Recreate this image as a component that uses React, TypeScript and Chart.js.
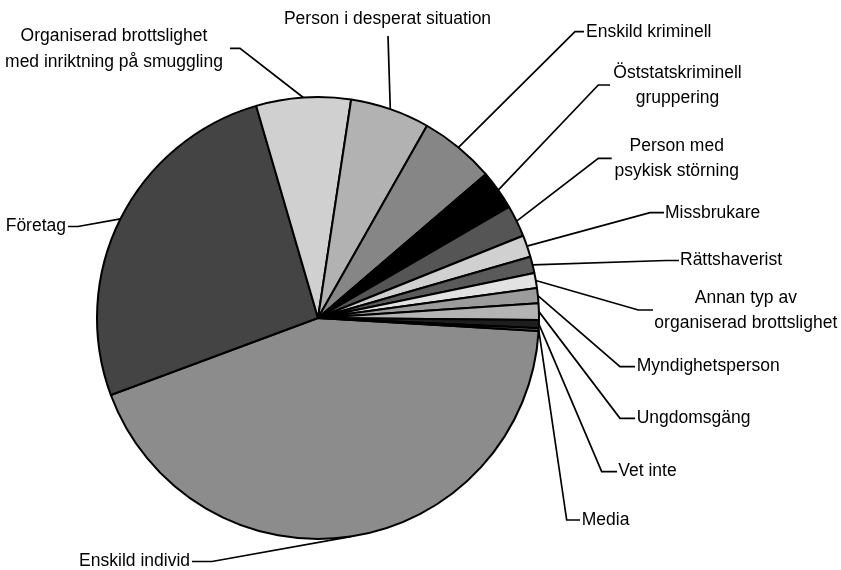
import React, { useEffect, useRef } from "react";
import { Chart, registerables } from "chart.js";

Chart.register(...registerables);

const categories = [
  "Enskild individ",
  "Företag",
  "Organiserad brottslighet med inriktning på smuggling",
  "Person i desperat situation",
  "Enskild kriminell",
  "Öststatskriminell gruppering",
  "Person med psykisk störning",
  "Missbrukare",
  "Rättshaverist",
  "Annan typ av organiserad brottslighet",
  "Myndighetsperson",
  "Ungdomsgäng",
  "Vet inte",
  "Media",
];

const labelLines = [
  ["Enskild individ"],
  ["Företag"],
  ["Organiserad brottslighet", "med inriktning på smuggling"],
  ["Person i desperat situation"],
  ["Enskild kriminell"],
  ["Öststatskriminell", "gruppering"],
  ["Person med", "psykisk störning"],
  ["Missbrukare"],
  ["Rättshaverist"],
  ["Annan typ av", "organiserad brottslighet"],
  ["Myndighetsperson"],
  ["Ungdomsgäng"],
  ["Vet inte"],
  ["Media"],
];

const values = [43.3, 26.1, 6.9, 5.8, 5.5, 2.9, 2.3, 1.6, 1.2, 1.1, 1.1, 1.2, 0.6, 0.2];

const colors = [
  "#8c8c8c",
  "#444444",
  "#d0d0d0",
  "#b2b2b2",
  "#868686",
  "#000000",
  "#555555",
  "#d0d0d0",
  "#5a5a5a",
  "#e2e2e2",
  "#9c9c9c",
  "#b4b4b4",
  "#1e1e1e",
  "#6a6a6a",
];

// label placement: text anchor (x, first-line y), alignment, leader elbow and end
type Layout = { x: number; y: number; align: CanvasTextAlign; elbow: [number, number]; end: [number, number] };
const labelLayout: Layout[] = [
  { x: 190, y: 561.5, align: "right", elbow: [212, 561.5], end: [192, 561.5] },
  { x: 66, y: 226.5, align: "right", elbow: [78, 226.5], end: [68, 226.5] },
  { x: 114, y: 36.5, align: "center", elbow: [240, 48.3], end: [230, 48.3] },
  { x: 387.5, y: 19.5, align: "center", elbow: [388, 36], end: [388, 36] },
  { x: 586, y: 32.5, align: "left", elbow: [575, 31.7], end: [584, 31.7] },
  { x: 677.5, y: 73, align: "center", elbow: [598.3, 85], end: [610, 85] },
  { x: 676.7, y: 146, align: "center", elbow: [598.3, 158.3], end: [611.7, 158.3] },
  { x: 665, y: 213, align: "left", elbow: [650, 212.7], end: [664, 212.7] },
  { x: 680, y: 260, align: "left", elbow: [666, 260.5], end: [679, 260.5] },
  { x: 745.8, y: 298, align: "center", elbow: [638.3, 310], end: [653, 310] },
  { x: 636.7, y: 366.5, align: "left", elbow: [620, 366.7], end: [635, 366.7] },
  { x: 636.7, y: 418.3, align: "left", elbow: [620, 418.3], end: [635, 418.3] },
  { x: 618.3, y: 471.5, align: "left", elbow: [601.7, 471.7], end: [617, 471.7] },
  { x: 581.7, y: 520, align: "left", elbow: [566.7, 520], end: [580, 520] },
];

const lineGap = 25.5;
const FONT = '17.5px "Liberation Sans", Arial, sans-serif';

const leaderPlugin = {
  id: "leaderLabels",
  afterDatasetsDraw(chart: any) {
    const ctx = chart.ctx as CanvasRenderingContext2D;
    const meta = chart.getDatasetMeta(0);
    ctx.save();
    ctx.strokeStyle = "#000";
    ctx.lineWidth = 1.7;
    ctx.fillStyle = "#000";
    ctx.font = FONT;
    ctx.textBaseline = "middle";
    meta.data.forEach((arc: any, i: number) => {
      const p = arc.getProps(["x", "y", "startAngle", "endAngle", "outerRadius"], true);
      const mid = (p.startAngle + p.endAngle) / 2;
      const sx = p.x + Math.cos(mid) * p.outerRadius;
      const sy = p.y + Math.sin(mid) * p.outerRadius;
      const lay = labelLayout[i];
      ctx.beginPath();
      ctx.moveTo(sx, sy);
      ctx.lineTo(lay.elbow[0], lay.elbow[1]);
      ctx.lineTo(lay.end[0], lay.end[1]);
      ctx.stroke();
      ctx.textAlign = lay.align;
      labelLines[i].forEach((line, k) => {
        ctx.fillText(line, lay.x, lay.y + k * lineGap);
      });
    });
    ctx.restore();
  },
};

export default function App() {
  const ref = useRef<HTMLCanvasElement>(null);
  useEffect(() => {
    if (!ref.current) return;
    const chart = new Chart(ref.current, {
      type: "pie",
      data: {
        labels: categories,
        datasets: [
          {
            data: values,
            backgroundColor: colors,
            borderColor: "#000",
            borderWidth: 2,
          },
        ],
      },
      options: {
        responsive: false,
        animation: false,
        rotation: 93.4,
        layout: { padding: { left: 96, right: 301, top: 96, bottom: 30 } },
        plugins: {
          legend: { display: false },
          tooltip: { enabled: false },
        },
      },
      plugins: [leaderPlugin],
    });
    return () => chart.destroy();
  }, []);
  return (
    <div style={{ position: "absolute", left: 0, top: 0, width: 841, height: 570, background: "#fff" }}>
      <canvas ref={ref} width={841} height={570} style={{ display: "block" }} />
    </div>
  );
}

☆ ☆ ☆

### Aim
Give every line back word for word and leave the pictures out.

### Final result
Recreate this image as a component that uses React, TypeScript and Chart.js.
import React, { useEffect, useRef } from "react";
import { Chart, registerables } from "chart.js";

Chart.register(...registerables);

const categories = [
  "Enskild individ",
  "Företag",
  "Organiserad brottslighet med inriktning på smuggling",
  "Person i desperat situation",
  "Enskild kriminell",
  "Öststatskriminell gruppering",
  "Person med psykisk störning",
  "Missbrukare",
  "Rättshaverist",
  "Annan typ av organiserad brottslighet",
  "Myndighetsperson",
  "Ungdomsgäng",
  "Vet inte",
  "Media",
];

const labelLines = [
  ["Enskild individ"],
  ["Företag"],
  ["Organiserad brottslighet", "med inriktning på smuggling"],
  ["Person i desperat situation"],
  ["Enskild kriminell"],
  ["Öststatskriminell", "gruppering"],
  ["Person med", "psykisk störning"],
  ["Missbrukare"],
  ["Rättshaverist"],
  ["Annan typ av", "organiserad brottslighet"],
  ["Myndighetsperson"],
  ["Ungdomsgäng"],
  ["Vet inte"],
  ["Media"],
];

const values = [43.3, 26.1, 6.9, 5.8, 5.5, 2.9, 2.3, 1.6, 1.2, 1.1, 1.1, 1.2, 0.6, 0.2];

const colors = [
  "#8c8c8c",
  "#444444",
  "#d0d0d0",
  "#b2b2b2",
  "#868686",
  "#000000",
  "#555555",
  "#d0d0d0",
  "#5a5a5a",
  "#e2e2e2",
  "#9c9c9c",
  "#b4b4b4",
  "#1e1e1e",
  "#6a6a6a",
];

// label placement: text anchor (x, first-line y), alignment, leader elbow and end
type Layout = { x: number; y: number; align: CanvasTextAlign; elbow: [number, number]; end: [number, number] };
const labelLayout: Layout[] = [
  { x: 190, y: 561.5, align: "right", elbow: [212, 561.5], end: [192, 561.5] },
  { x: 66, y: 226.5, align: "right", elbow: [78, 226.5], end: [68, 226.5] },
  { x: 114, y: 36.5, align: "center", elbow: [240, 48.3], end: [230, 48.3] },
  { x: 387.5, y: 19.5, align: "center", elbow: [388, 36], end: [388, 36] },
  { x: 586, y: 32.5, align: "left", elbow: [575, 31.7], end: [584, 31.7] },
  { x: 677.5, y: 73, align: "center", elbow: [598.3, 85], end: [610, 85] },
  { x: 676.7, y: 146, align: "center", elbow: [598.3, 158.3], end: [611.7, 158.3] },
  { x: 665, y: 213, align: "left", elbow: [650, 212.7], end: [664, 212.7] },
  { x: 680, y: 260, align: "left", elbow: [666, 260.5], end: [679, 260.5] },
  { x: 745.8, y: 298, align: "center", elbow: [638.3, 310], end: [653, 310] },
  { x: 636.7, y: 366.5, align: "left", elbow: [620, 366.7], end: [635, 366.7] },
  { x: 636.7, y: 418.3, align: "left", elbow: [620, 418.3], end: [635, 418.3] },
  { x: 618.3, y: 471.5, align: "left", elbow: [601.7, 471.7], end: [617, 471.7] },
  { x: 581.7, y: 520, align: "left", elbow: [566.7, 520], end: [580, 520] },
];

const lineGap = 25.5;
const FONT = '17.5px "Liberation Sans", Arial, sans-serif';

const leaderPlugin = {
  id: "leaderLabels",
  afterDatasetsDraw(chart: any) {
    const ctx = chart.ctx as CanvasRenderingContext2D;
    const meta = chart.getDatasetMeta(0);
    ctx.save();
    ctx.strokeStyle = "#000";
    ctx.lineWidth = 1.7;
    ctx.fillStyle = "#000";
    ctx.font = FONT;
    ctx.textBaseline = "middle";
    meta.data.forEach((arc: any, i: number) => {
      const p = arc.getProps(["x", "y", "startAngle", "endAngle", "outerRadius"], true);
      const mid = (p.startAngle + p.endAngle) / 2;
      const sx = p.x + Math.cos(mid) * p.outerRadius;
      const sy = p.y + Math.sin(mid) * p.outerRadius;
      const lay = labelLayout[i];
      ctx.beginPath();
      ctx.moveTo(sx, sy);
      ctx.lineTo(lay.elbow[0], lay.elbow[1]);
      ctx.lineTo(lay.end[0], lay.end[1]);
      ctx.stroke();
      ctx.textAlign = lay.align;
      labelLines[i].forEach((line, k) => {
        ctx.fillText(line, lay.x, lay.y + k * lineGap);
      });
    });
    ctx.restore();
  },
};

export default function App() {
  const ref = useRef<HTMLCanvasElement>(null);
  useEffect(() => {
    if (!ref.current) return;
    const chart = new Chart(ref.current, {
      type: "pie",
      data: {
        labels: categories,
        datasets: [
          {
            data: values,
            backgroundColor: colors,
            borderColor: "#000",
            borderWidth: 2,
          },
        ],
      },
      options: {
        responsive: false,
        animation: false,
        rotation: 93.4,
        layout: { padding: { left: 96, right: 301, top: 96, bottom: 30 } },
        plugins: {
          legend: { display: false },
          tooltip: { enabled: false },
        },
      },
      plugins: [leaderPlugin],
    });
    return () => chart.destroy();
  }, []);
  return (
    <div style={{ position: "absolute", left: 0, top: 0, width: 841, height: 570, background: "#fff" }}>
      <canvas ref={ref} width={841} height={570} style={{ display: "block" }} />
    </div>
  );
}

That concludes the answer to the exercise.